Closing the book on such a historical and valuable lay ministry brings forth many emotions; anger, sadness, and disbelief. The very people that should be advocating, nurturing, and serve the efforts of the women of the church are the individuals that has perpetuated this injustice.

Several saying comes to mind: Power Corrupts, Absolute Power Corrupts Absolutely. The DFMS By-Law will means the concentration of power is now nearly complete at 815. Removing the UTO with a dotted line reporting and by taking the current structure at 815 to draw classic organizational chart it would show all power reporting to the COO as a solid (direct) line. This would be with one exception; ECW.

Who has held the most funds in restricted use trust accounts besides UTO and ECW?

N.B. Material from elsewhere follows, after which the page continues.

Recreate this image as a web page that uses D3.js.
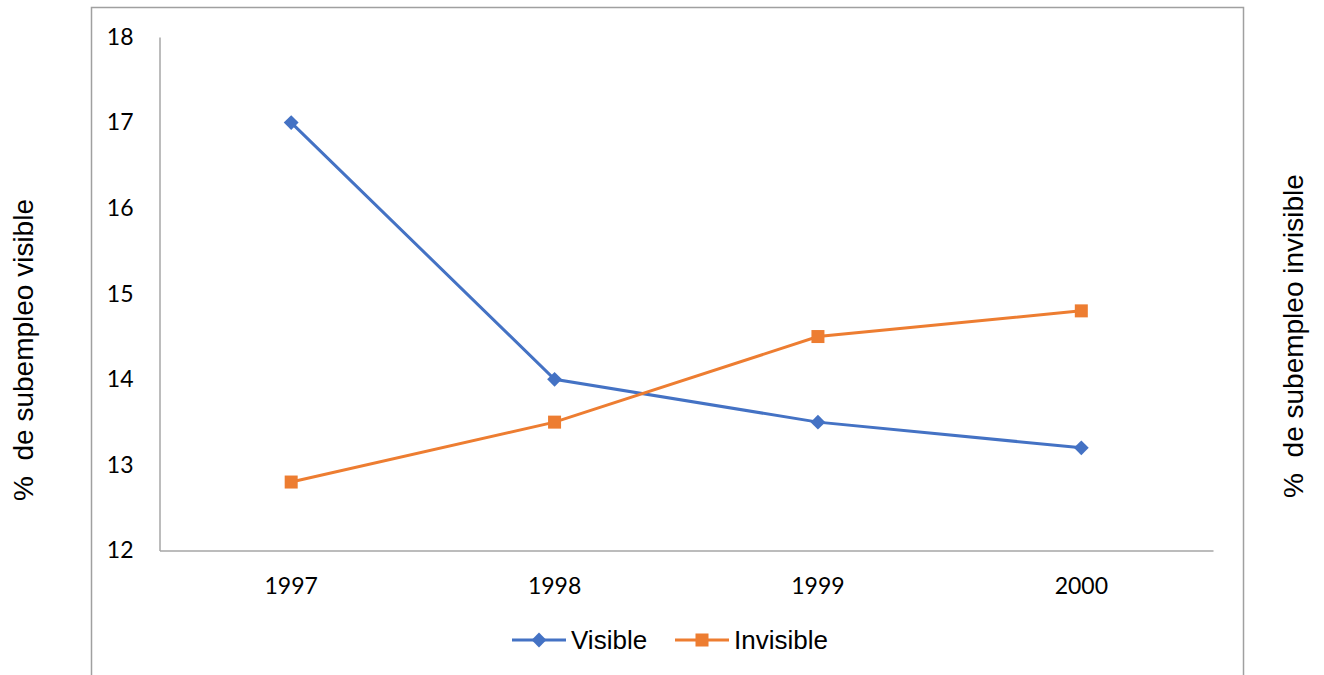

Unless the Executive Council:
1)  Does not accept the DFMS By-Laws that will undoubtedly be submitted at their October meeting.
2)     Undertake a process to changing the power and control culture pervasive at 815

the survival of the UTO board operating as it has for past 125 years is unlikely. The six years of study of the UTO role in the Church will have been ignored. The idea repeated five times in the INC-055C report that the UTO board be “Autonomous yet interdependent” will never be realized. Even if the DFMS By-Laws is not accepted by the Executive Council the damage to the UTO board will render the success of a women’s and lay based ministry will suffer for years to come or possibly forever.

Surely for the board members that resigned the issue is not only and attempt to control the UTO and all that goes with it through the changes in the By-Law and MOU: a phrase used often when talking about governments:
It should also be
“a vote of no confident”
in the management style of our Church.